## [INPUT ROWS]
* begin *

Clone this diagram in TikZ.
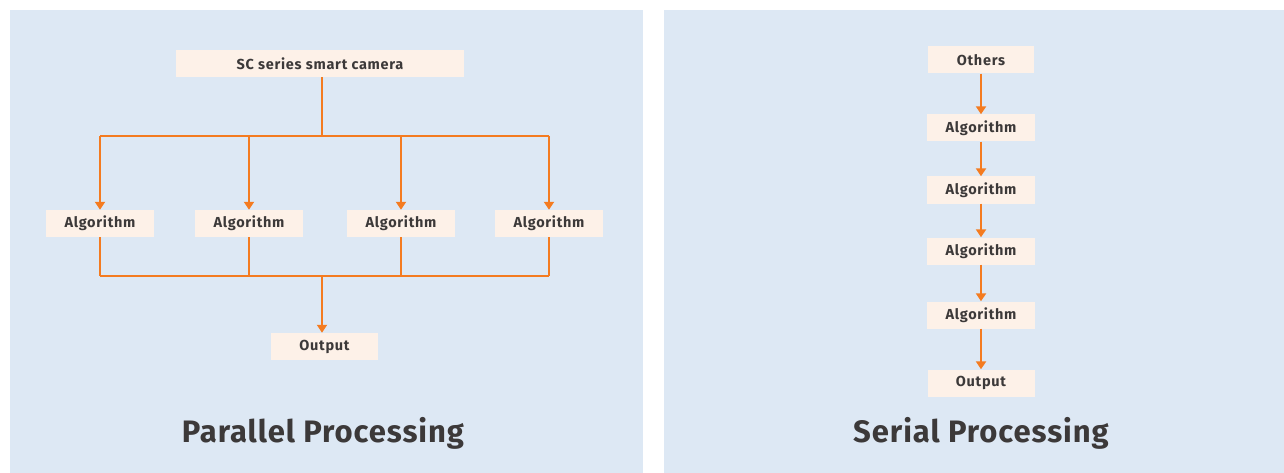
\documentclass[tikz,border=0pt]{standalone}
\usepackage{fontspec}
\setmainfont{Fira Sans}
\usetikzlibrary{arrows.meta}
\definecolor{panelblue}{HTML}{DDE8F4}
\definecolor{boxcream}{HTML}{FDF1E8}
\definecolor{flow}{HTML}{F47B20}
\definecolor{ink}{HTML}{3C3939}
\tikzset{
    base/.style={rectangle, fill=boxcream, minimum width=108pt, minimum height=27pt, align=center, text=ink, font=\fontsize{14.5}{16}\selectfont\bfseries\addfontfeatures{LetterSpace=5}},
    title/.style={text=ink, font=\fontsize{31}{34}\selectfont\bfseries\addfontfeatures{LetterSpace=3}},
    line/.style={draw=flow, line width=2pt},
    arrow/.style={line, -{Triangle[length=8pt,width=10pt]}}
}

\begin{document}
\begin{tikzpicture}[x=1pt,y=-1pt]
\useasboundingbox (0,0) rectangle (1284,473);
\fill[white] (0,0) rectangle (1284,473);
\fill[panelblue] (10,10) rectangle (643,473);
\fill[panelblue] (664,10) rectangle (1284,473);

% parallel processing
\node[base, minimum width=288pt] (cam) at (320,63.5) {SC series smart camera};
\node[base] (alg1) at (100,223.5) {Algorithm};
\node[base] (alg2) at (249,223.5) {Algorithm};
\node[base] (alg3) at (401,223.5) {Algorithm};
\node[base] (alg4) at (549,223.5) {Algorithm};
\node[base, minimum width=107pt] (out1) at (324.5,346.5) {Output};
\coordinate (split) at (322,136);
\coordinate (join) at (322,276);
\draw[line] (split |- cam.south) -- (split);
\draw[line] (alg1 |- split) -- (alg4 |- split);
\foreach \i in {1,...,4} \draw[arrow] (alg\i |- split) -- (alg\i);
\foreach \i in {1,...,4} \draw[line] (alg\i) -- (alg\i |- join);
\draw[line] (alg1 |- join) -- (alg4 |- join);
\draw[arrow] (join) -- (join |- out1.north);
\node[title] (ptitle) at (323,433) {Parallel Processing};

% serial processing
\node[base, minimum width=106pt] (oth) at (981,60) {Others};
\node[base, below of=oth, node distance=68pt] (ser1) {Algorithm};
\node[base, below of=ser1, node distance=62pt] (ser2) {Algorithm};
\node[base, below of=ser2, node distance=61pt] (ser3) {Algorithm};
\node[base, below of=ser3, node distance=64pt] (ser4) {Algorithm};
\node[base, minimum width=107pt, below of=ser4, node distance=68pt] (out2) {Output};
\draw[arrow] (oth) -- (ser1);
\draw[arrow] (ser1) -- (ser2);
\draw[arrow] (ser2) -- (ser3);
\draw[arrow] (ser3) -- (ser4);
\draw[arrow] (ser4) -- (out2);
\node[title] (stitle) at (981,433) {Serial Processing};
\end{tikzpicture}
\end{document}
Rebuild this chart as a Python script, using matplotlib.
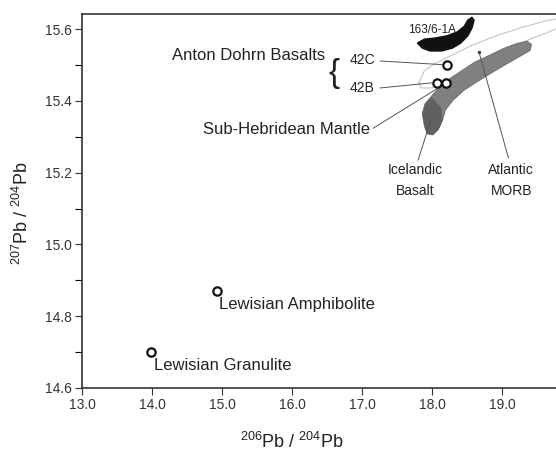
import matplotlib
matplotlib.use('Agg')
import matplotlib.pyplot as plt
import numpy as np

plt.rcParams['font.family'] = ['Liberation Sans', 'DejaVu Sans']
plt.rcParams['mathtext.fontset'] = 'custom'
plt.rcParams['mathtext.rm'] = 'Liberation Sans'
plt.rcParams['mathtext.default'] = 'regular'

# sample points (206Pb/204Pb, 207Pb/204Pb)
lew_x = [14.93, 13.99]
lew_y = [14.87, 14.70]
lew_names = ['Lewisian Amphibolite', 'Lewisian Granulite']
ad_x = [18.21, 18.07, 18.20]
ad_y = [15.50, 15.45, 15.45]

# field outlines
cres_x = [17.79, 17.86, 17.97, 18.14, 18.29, 18.41, 18.51, 18.57, 18.60,
          18.57, 18.51, 18.46, 18.36, 18.21, 18.04, 17.89]
cres_y = [15.561, 15.547, 15.539, 15.539, 15.547, 15.561, 15.581, 15.603, 15.625,
          15.633, 15.625, 15.608, 15.592, 15.581, 15.575, 15.572]
ice_x = [17.89, 17.86, 17.90, 18.03, 18.19, 18.39, 18.61, 18.83, 19.02, 19.21, 19.36, 19.42,
         19.40, 19.22, 19.04, 18.85, 18.65, 18.46, 18.30, 18.19, 18.15, 18.09, 18.01, 17.93]
ice_y = [15.330, 15.365, 15.392, 15.422, 15.452, 15.480, 15.508, 15.528, 15.546, 15.560, 15.566, 15.557,
         15.540, 15.520, 15.500, 15.478, 15.454, 15.430, 15.402, 15.374, 15.346, 15.320, 15.305, 15.308]
dark_x = [17.89, 17.86, 17.90, 18.00, 18.13, 18.15, 18.09, 18.01, 17.93]
dark_y = [15.330, 15.365, 15.392, 15.410, 15.380, 15.346, 15.320, 15.305, 15.308]
morb_x = [17.81, 17.89, 18.06, 18.27, 18.56, 18.91, 19.27, 19.63, 19.86,
          19.86, 19.63, 19.34, 19.06, 18.77, 18.49, 18.20, 17.99, 17.84, 17.81]
morb_y = [15.450, 15.484, 15.506, 15.526, 15.554, 15.581, 15.604, 15.623, 15.631,
          15.609, 15.589, 15.567, 15.545, 15.517, 15.487, 15.459, 15.436, 15.436, 15.450]

fig = plt.figure(figsize=(5.56, 4.53), dpi=100)
ax = fig.add_axes([0.1475, 0.1435, 0.8525, 0.8256])

ax.plot(morb_x, morb_y, color='#c4c4c4', lw=0.8, zorder=1)
ax.fill(ice_x, ice_y, color='#808080', ec='#6a6a6a', lw=0.6, zorder=2)
ax.fill(dark_x, dark_y, color='#606060', lw=0, zorder=2)
ax.fill(cres_x, cres_y, color='#111111', zorder=3)
ax.plot([18.67], [15.536], 'o', color='#444444', ms=1.5, zorder=4)

ax.plot(lew_x, lew_y, 'o', mfc='white', mec='#111111', ms=6, mew=1.6, zorder=5)
ax.plot(ad_x, ad_y, 'o', mfc='white', mec='#111111', ms=6, mew=1.6, zorder=5)

tc = '#222222'
lc = '#555555'
ax.text(14.96, 14.833, lew_names[0], fontsize=12, color=tc, va='center')
ax.text(14.03, 14.663, lew_names[1], fontsize=12, color=tc, va='center')

ax.text(18.0, 15.597, '163/6-1A', fontsize=8.5, color=tc, ha='center', va='center',
        zorder=6)
ax.text(16.47, 15.525, 'Anton Dohrn Basalts', fontsize=12, color=tc, ha='right', va='center')
ax.text(16.6, 15.475, '{', fontsize=24, color=tc, ha='center', va='center', fontweight='light')
ax.text(16.82, 15.514, '42C', fontsize=10, color=tc, va='center')
ax.text(16.82, 15.436, '42B', fontsize=10, color=tc, va='center')
ax.plot([17.26, 18.14], [15.511, 15.501], color=lc, lw=0.7)
ax.plot([17.26, 17.99], [15.436, 15.450], color=lc, lw=0.7)
ax.text(17.11, 15.319, 'Sub-Hebridean Mantle', fontsize=12, color=tc, ha='right', va='center')
ax.plot([17.16, 18.09], [15.324, 15.436], color=lc, lw=0.7)
ax.text(17.76, 15.178, 'Icelandic\nBasalt', fontsize=10, color=tc, ha='center', va='center',
        linespacing=1.7)
ax.plot([17.80, 17.98], [15.235, 15.345], color=lc, lw=0.7)
ax.text(19.13, 15.178, 'Atlantic\nMORB', fontsize=10, color=tc, ha='center', va='center',
        linespacing=1.7)
ax.plot([19.09, 18.67], [15.241, 15.536], color=lc, lw=0.7)

ax.set_xlim(13.0, 19.77)
ax.set_ylim(14.6, 15.642)
ax.set_xticks([13.0, 14.0, 15.0, 16.0, 17.0, 18.0, 19.0])
ax.set_xticklabels(['13.0', '14.0', '15.0', '16.0', '17.0', '18.0', '19.0'])
ax.set_yticks([14.6, 14.8, 15.0, 15.2, 15.4, 15.6])
ax.set_yticklabels(['14.6', '14.8', '15.0', '15.2', '15.4', '15.6'])
ax.set_yticks(np.arange(14.7, 15.6, 0.2), minor=True)
ax.tick_params(labelsize=10, colors='#333333', length=5, width=0.8, pad=2)
ax.tick_params(which='minor', length=5, width=0.8)
ax.spines['right'].set_visible(False)
for s in ['left', 'top', 'bottom']:
    ax.spines[s].set_color('#333333')
    ax.spines[s].set_linewidth(1.2)

fig.text(0.525, 0.025, r'$^{206}$Pb / $^{204}$Pb', fontsize=13, color=tc, ha='center', va='center')
fig.text(0.04, 0.53, r'$^{207}$Pb / $^{204}$Pb', fontsize=13, color=tc, ha='center',
         va='center', rotation=90)

fig.savefig('out.png', dpi=100)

* end *

## [GIVEN EXERCISE]
Could you repeat exactly the lines from the first one of the records above through the line containing "(ptitle) at (323,433)", leaving out any pictures?

## [TASK RESULT]
Clone this diagram in TikZ.
\documentclass[tikz,border=0pt]{standalone}
\usepackage{fontspec}
\setmainfont{Fira Sans}
\usetikzlibrary{arrows.meta}
\definecolor{panelblue}{HTML}{DDE8F4}
\definecolor{boxcream}{HTML}{FDF1E8}
\definecolor{flow}{HTML}{F47B20}
\definecolor{ink}{HTML}{3C3939}
\tikzset{
    base/.style={rectangle, fill=boxcream, minimum width=108pt, minimum height=27pt, align=center, text=ink, font=\fontsize{14.5}{16}\selectfont\bfseries\addfontfeatures{LetterSpace=5}},
    title/.style={text=ink, font=\fontsize{31}{34}\selectfont\bfseries\addfontfeatures{LetterSpace=3}},
    line/.style={draw=flow, line width=2pt},
    arrow/.style={line, -{Triangle[length=8pt,width=10pt]}}
}

\begin{document}
\begin{tikzpicture}[x=1pt,y=-1pt]
\useasboundingbox (0,0) rectangle (1284,473);
\fill[white] (0,0) rectangle (1284,473);
\fill[panelblue] (10,10) rectangle (643,473);
\fill[panelblue] (664,10) rectangle (1284,473);

% parallel processing
\node[base, minimum width=288pt] (cam) at (320,63.5) {SC series smart camera};
\node[base] (alg1) at (100,223.5) {Algorithm};
\node[base] (alg2) at (249,223.5) {Algorithm};
\node[base] (alg3) at (401,223.5) {Algorithm};
\node[base] (alg4) at (549,223.5) {Algorithm};
\node[base, minimum width=107pt] (out1) at (324.5,346.5) {Output};
\coordinate (split) at (322,136);
\coordinate (join) at (322,276);
\draw[line] (split |- cam.south) -- (split);
\draw[line] (alg1 |- split) -- (alg4 |- split);
\foreach \i in {1,...,4} \draw[arrow] (alg\i |- split) -- (alg\i);
\foreach \i in {1,...,4} \draw[line] (alg\i) -- (alg\i |- join);
\draw[line] (alg1 |- join) -- (alg4 |- join);
\draw[arrow] (join) -- (join |- out1.north);
\node[title] (ptitle) at (323,433) {Parallel Processing};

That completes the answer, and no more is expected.